We spend around one-third of each weekday at the office, and it’s important that the time we spend there is good for us. To attract, and retain, high-level talent we need to foster a good environment in which people are empowered and feel able to think, collaborate and focus. Around 70% of modern offices are open plan and while there are benefits to that kind of layout there are problems with privacy and noise too.

Companies should consider offering quiet rooms and private spaces so that people find it easier to collaborate, relax, and meditate, as well as ways to get outside and enjoy a different environment, to boost wellbeing.
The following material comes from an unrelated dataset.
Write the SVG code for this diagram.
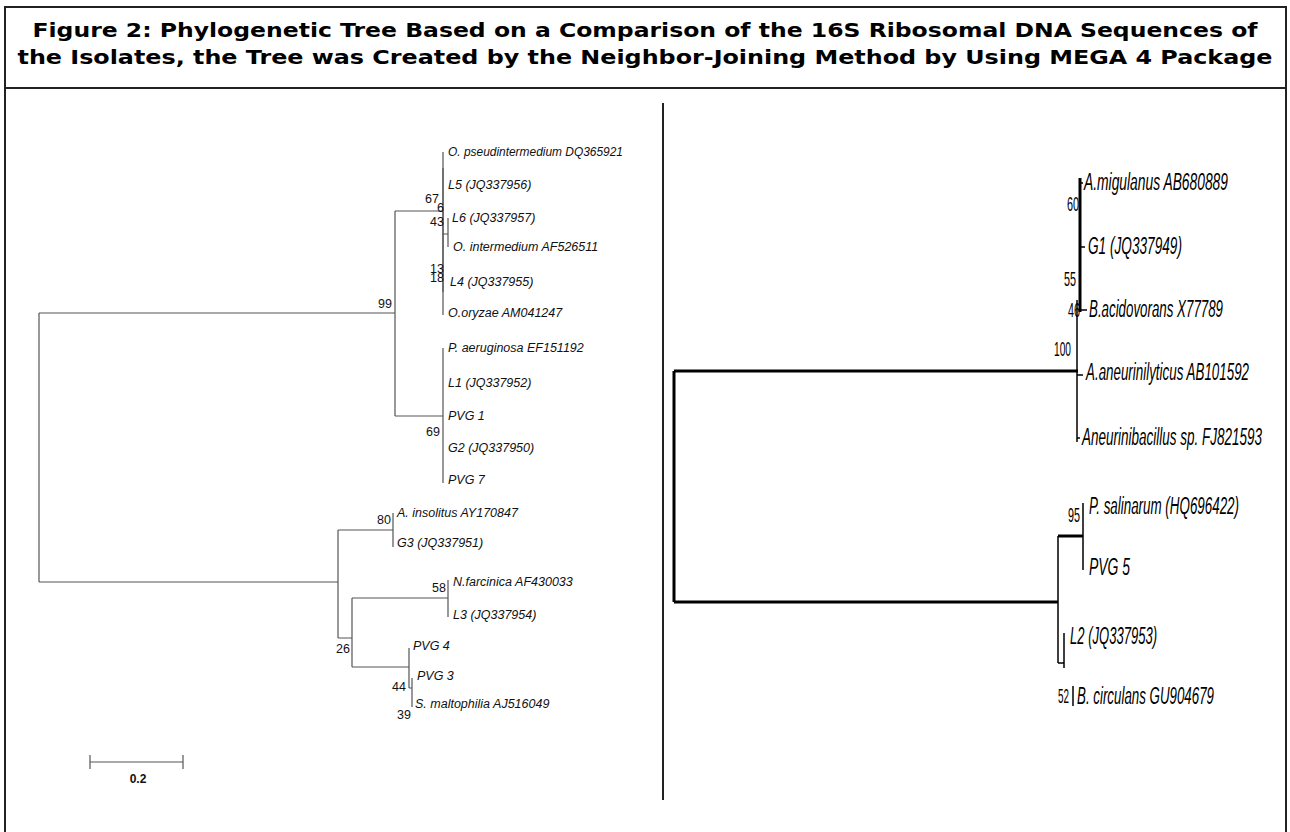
<svg xmlns="http://www.w3.org/2000/svg" width="1290" height="832" viewBox="0 0 1290 832">
<style>
.title{font-family:"DejaVu Sans","Liberation Sans",sans-serif;font-weight:bold;font-size:20px;fill:#000}
.lt{font-family:"Liberation Sans",Arial,sans-serif;font-style:italic;font-size:12.5px;fill:#111}
.lb{font-family:"Liberation Sans",Arial,sans-serif;font-size:12.5px;fill:#111;text-anchor:end}
.rt{font-family:"Liberation Sans",Arial,sans-serif;font-style:italic;font-size:23px;fill:#000}
.rb{font-family:"Liberation Sans",Arial,sans-serif;font-size:21px;fill:#000;text-anchor:end}
.le{stroke:#555;stroke-width:1.2;fill:none}
.re{stroke:#000;stroke-width:3;fill:none}
.rn{stroke:#000;stroke-width:1.5;fill:none}
.frame{stroke:#222;stroke-width:2;fill:none}
</style>
<rect width="1290" height="832" fill="#fff"/>
<g id="frame">
<rect class="frame" x="5" y="7" width="1281" height="840"/>
<line class="frame" x1="5" y1="88" x2="1286" y2="88"/>
<line class="frame" x1="663" y1="103" x2="663" y2="800"/>
</g>
<g id="title">
<text class="title" x="645" y="37" text-anchor="middle" textLength="1225" lengthAdjust="spacingAndGlyphs">Figure 2: Phylogenetic Tree Based on a Comparison of the 16S Ribosomal DNA Sequences of</text>
<text class="title" x="645" y="64" text-anchor="middle" textLength="1255" lengthAdjust="spacingAndGlyphs">the Isolates, the Tree was Created by the Neighbor-Joining Method by Using MEGA 4 Package</text>
</g>
<g id="connectors">
<g id="left-edges">
<path class="le" d="M39,313V582M39,313H395M39,582H338M395,211V416M395,211H443M395,416H443M443,152V315M443,234H448M448,218V247M443,348V483M338,530V638M338,530H393M393,513V547M338,638H352M352,598V667M352,598H448M448,580V617M352,667H409M409,648V688M409,688H412M412,678V707"/>
<path class="le" stroke-width="2.6" d="M443,168V292"/>
</g>
<g id="right-edges">
<path class="re" d="M674,371V602M674,371H1078M674,602H1058M1080,178V312M1058,536H1083"/>
<path class="rn" d="M1077,300V442M1080,183H1083M1080,247H1085M1080,310H1087M1077,375H1083M1077,438H1080"/>
<path class="rn" stroke-width="2.2" d="M1058,536V663M1083,503V570M1058,663H1064M1064,633V668"/>
<path class="rn" d="M1073,686V706"/>
</g>
<g id="scale-bar">
<path class="le" d="M90,762H183M90,755V769M183,755V769"/>
</g>
</g>
<g id="left-tree">
<g id="n-opseud"><text class="lt" x="448" y="156" textLength="175" lengthAdjust="spacingAndGlyphs">O. pseudintermedium DQ365921</text></g>
<g id="n-l5"><text class="lt" x="448" y="189">L5 (JQ337956)</text></g>
<g id="n-l6"><text class="lt" x="452" y="222">L6 (JQ337957)</text></g>
<g id="n-ointer"><text class="lt" x="453" y="251">O. intermedium AF526511</text></g>
<g id="n-l4"><text class="lt" x="450" y="286">L4 (JQ337955)</text></g>
<g id="n-oory"><text class="lt" x="448" y="317">O.oryzae AM041247</text></g>
<g id="n-paer"><text class="lt" x="448" y="352">P. aeruginosa EF151192</text></g>
<g id="n-l1"><text class="lt" x="448" y="387">L1 (JQ337952)</text></g>
<g id="n-pvg1"><text class="lt" x="448" y="420">PVG 1</text></g>
<g id="n-g2"><text class="lt" x="448" y="452">G2 (JQ337950)</text></g>
<g id="n-pvg7"><text class="lt" x="448" y="484">PVG 7</text></g>
<g id="n-ainsol"><text class="lt" x="397" y="517">A. insolitus AY170847</text></g>
<g id="n-g3"><text class="lt" x="397" y="547">G3 (JQ337951)</text></g>
<g id="n-nfarc"><text class="lt" x="453" y="586">N.farcinica AF430033</text></g>
<g id="n-l3"><text class="lt" x="453" y="619">L3 (JQ337954)</text></g>
<g id="n-pvg4"><text class="lt" x="413" y="650">PVG 4</text></g>
<g id="n-pvg3"><text class="lt" x="417" y="680">PVG 3</text></g>
<g id="n-smalt"><text class="lt" x="415" y="708">S. maltophilia AJ516049</text></g>
<g id="left-bootstrap">
<text class="lb" x="392" y="308">99</text>
<text class="lb" x="439" y="203">67</text>
<text class="lb" x="444" y="212">6</text>
<text class="lb" x="444" y="226">43</text>
<text class="lb" x="444" y="273">13</text>
<text class="lb" x="444" y="282">18</text>
<text class="lb" x="440" y="436">69</text>
<text class="lb" x="391" y="524">80</text>
<text class="lb" x="446" y="592">58</text>
<text class="lb" x="350" y="653">26</text>
<text class="lb" x="406" y="691">44</text>
<text class="lb" x="411" y="719">39</text>
</g>
<g id="scale-label"><text x="138" y="783" text-anchor="middle" font-family="Liberation Sans, Arial, sans-serif" font-size="12" font-weight="bold" fill="#111">0.2</text></g>
</g>
<g id="right-tree">
<g id="r-amig"><text class="rt" x="1084" y="190" textLength="144" lengthAdjust="spacingAndGlyphs">A.migulanus AB680889</text></g>
<g id="r-g1"><text class="rt" x="1088" y="254" textLength="94" lengthAdjust="spacingAndGlyphs">G1 (JQ337949)</text></g>
<g id="r-bacid"><text class="rt" x="1089" y="317" textLength="134" lengthAdjust="spacingAndGlyphs">B.acidovorans X77789</text></g>
<g id="r-aaneu"><text class="rt" x="1086" y="380" textLength="163" lengthAdjust="spacingAndGlyphs">A.aneurinilyticus AB101592</text></g>
<g id="r-aneusp"><text class="rt" x="1082" y="445" textLength="180" lengthAdjust="spacingAndGlyphs">Aneurinibacillus sp. FJ821593</text></g>
<g id="r-psal"><text class="rt" x="1089" y="514" textLength="150" lengthAdjust="spacingAndGlyphs">P. salinarum (HQ696422)</text></g>
<g id="r-pvg5"><text class="rt" x="1089" y="575" textLength="41" lengthAdjust="spacingAndGlyphs">PVG 5</text></g>
<g id="r-l2"><text class="rt" x="1070" y="644" textLength="87" lengthAdjust="spacingAndGlyphs">L2 (JQ337953)</text></g>
<g id="r-bcirc"><text class="rt" x="1077" y="704" textLength="137" lengthAdjust="spacingAndGlyphs">B. circulans GU904679</text></g>
<g id="right-bootstrap">
<text class="rb" x="1079" y="211" textLength="12" lengthAdjust="spacingAndGlyphs">60</text>
<text class="rb" x="1076" y="286" textLength="12" lengthAdjust="spacingAndGlyphs">55</text>
<text class="rb" x="1080" y="317" textLength="12" lengthAdjust="spacingAndGlyphs">46</text>
<text class="rb" x="1071" y="356" textLength="17" lengthAdjust="spacingAndGlyphs">100</text>
<text class="rb" x="1080" y="522" textLength="12" lengthAdjust="spacingAndGlyphs">95</text>
<text class="rb" x="1069" y="703" textLength="11" lengthAdjust="spacingAndGlyphs">52</text>
</g>
</g>
</svg>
Air Quality is Often Overlooked

Air quality is something that is often overlooked. Research conducted by the World Green Building Council found that an 11 percent increase in activity can occur if people enjoy access to fresh, clean air in their workspace.

Water and Hydration

Our brains consist of around 73% water, so it is vital that we stay hydrated. Providing water coolers and access to clean, fresh drinking water is essential if you want to see your employees perform at their best. Encourage people to step away from their desks for a few minutes for a drink or two.

Food Nourishment

What you eat has a huge impact on how you feel. Provide your employees with nutritious food at the canteen, and healthful snacks as well, and you should see fewer sick days and better overall productivity, as well as better wellbeing. Everyone benefits when there is healthy food on hand at all times.

Natural Light

Natural light is important for wellbeing too. One study conducted by the Cornell University Department of Design and Environmental Analysis found that those who sit within ten feet of a window report an 84% decreased risk of eyestrain, blurred vision and headaches. If windows are not an option, then good lighting in the office can be a big help.

Improved Comfort

Your office should be a place of comfort. Using correct ergonomics can help to reduce muscle fatigue and also increase productivity. Many cases of lost productivity are down to musculoskeletal disorders, and if you can create a distraction-free environment that is comfortable and safe then you may find employee wellbeing is greatly improved.

Decorate to Soothe the Mind

One study into the impact of Biophilic Design found that those who work in offices that have more ‘natural’ features have better wellbeing. In addition, people who were in well designed, creative and natural spaces were more creative themselves, better able to concentrate, more confident and found it easier to collaborate.